I am sure this conversation and different opinions has been going on since animal fat was used to lubricate the wooden cart wheels of the Romans during the time of Nero or RB Journal was developed to prevent rail box fires on the railroad cars.
But aren't we having fun discussing lubricants.
I personally know nothing about oil but:
I had many of the same questions you guys have.
I got all kinds of conflicting answers.
I finialy called 1-800-ASK-MOBIL They have the answer's.
WWW.MOBILOIL.COM
For example if you are using Mobile 1 oil say 0W40 and this is just an example.
You are 1200 feet above sea level
The outside tempature is 26 degrees
The motor tempature of your car is 188 degrees
They have a chart that will tell you:
How thick the oil was when you started the car at 26 degrees (Viscosity)
How thick the oil is at 188 degrees (Viscosity)
How thick the oil is at 220 degrees (Viscosity)
Just bear in mind that oil once marketed is no longer in its natural state, for every 42 gallons of crude oil 10 gallons of additives is added.
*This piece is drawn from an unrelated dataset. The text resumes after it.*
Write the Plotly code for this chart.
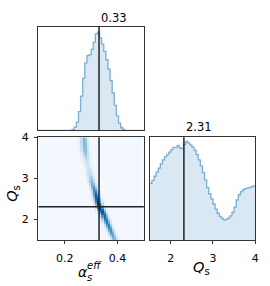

This is approximate.
Until I called Mobil several years ago in reguards to a Yamaha engine in my SHO Taurus I had no idea the research that is done on oil.
So in a nutshell many different variables are implemented in multi grade oils and surrounding factors are also involved.
Be warned:
If you want to know specif answers about your oil:
Call the manafactuer
Tell them your information
Ask them your questions
Seek for yourself what causes Bearing Wash
Best of luck to everyone and I hope no one looses an engine by using the wrong oil.
Bear in mind that engine builders are not experts in oil and additives, they relie on the oil company's spec's
The oil compinies get their spec's from research and field experiences.
They actually know what they are doing.